Important news for AUD:
Thursday:
CPI (China)
Trade Balance (China)
NZD
RBNZ Governor Orr stated that most central banks feel they are back on top of the inflation, although RBNZ is not there yet. He added that bigger than expected drop in Q4 GDP was necessary adjustment which helped the bank to be on track to get inflation within their targeted range. First dairy auction in April saw prices increase by 2.8% which comes as a nice rebound after two March auctions of falling prices.
This week we will have RBNZ meeting. No change in rate is expected but RBNZ should follow the lead of other central banks and take on more dovish stance.
Important news for NZD:
Wednesday:
RBNZ Interest Rate Decision
CAD
March employment report was a disappointing one. Headline number came in at -2.2k vs 25k as expected. This has led to jump in the unemployment rate to 6.1% vs 5.9% as expected from 5.8% in February. Participation rate has remained the same at 65.3%. Breakdown of jobs saw full-time jobs decline by 0.7k while part-time jobs declined by 1.6k. Wages were unchanged at 5% y/y.

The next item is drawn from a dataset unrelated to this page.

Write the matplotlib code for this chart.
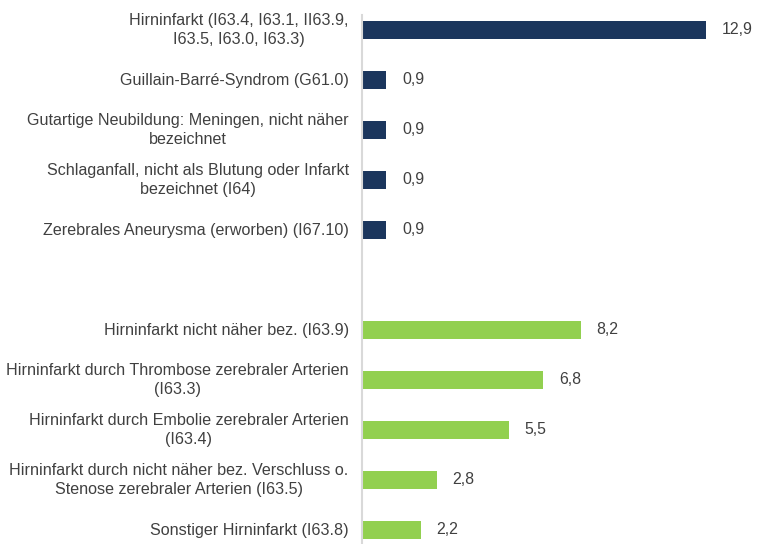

This week we will have BoC meeting. Markets are expecting no change to the rate but with the drop in inflation in recent months and easing in labor market should prompt BoC to take more dovish stance.
Important news for CAD:
Wednesday:
BoC Interest Rate Decision
JPY
Final manufacturing PMI for the month of March was unchanged from preliminary reading of 48.2 and it showed improvement from 47.2 in February. The report showed that new orders and output declined at a slower pace than in February but new export orders plunged at the highest pace in over a year as external demand remains very weak. Final services and composite readings were revised down to 54.1 and 51.7 but they both improved compared to previous month. Services have been in expansion since August of 2022 and increase in March was led by rising new export orders.
CHF
SNB total sight deposits for the week ending March 29 came in at CHF456.8bn vs CHF469.2bn the previous week. This is the lowest reading for the year, lowest since July of 2015! and it seems that deposits are going to break the tight range in which they have been since September of 2023. March inflation numbers saw another plunge as the headline reading came in at 1% y/y vs 1.3% y/y as expected and down from 1.2% y/y in February. Core inflation also printed 1% y/y, a tick down from 1.1% the previous month. Inflation is quickly dissipating which increases chances of further rate cut in June and Swissy is not liking it.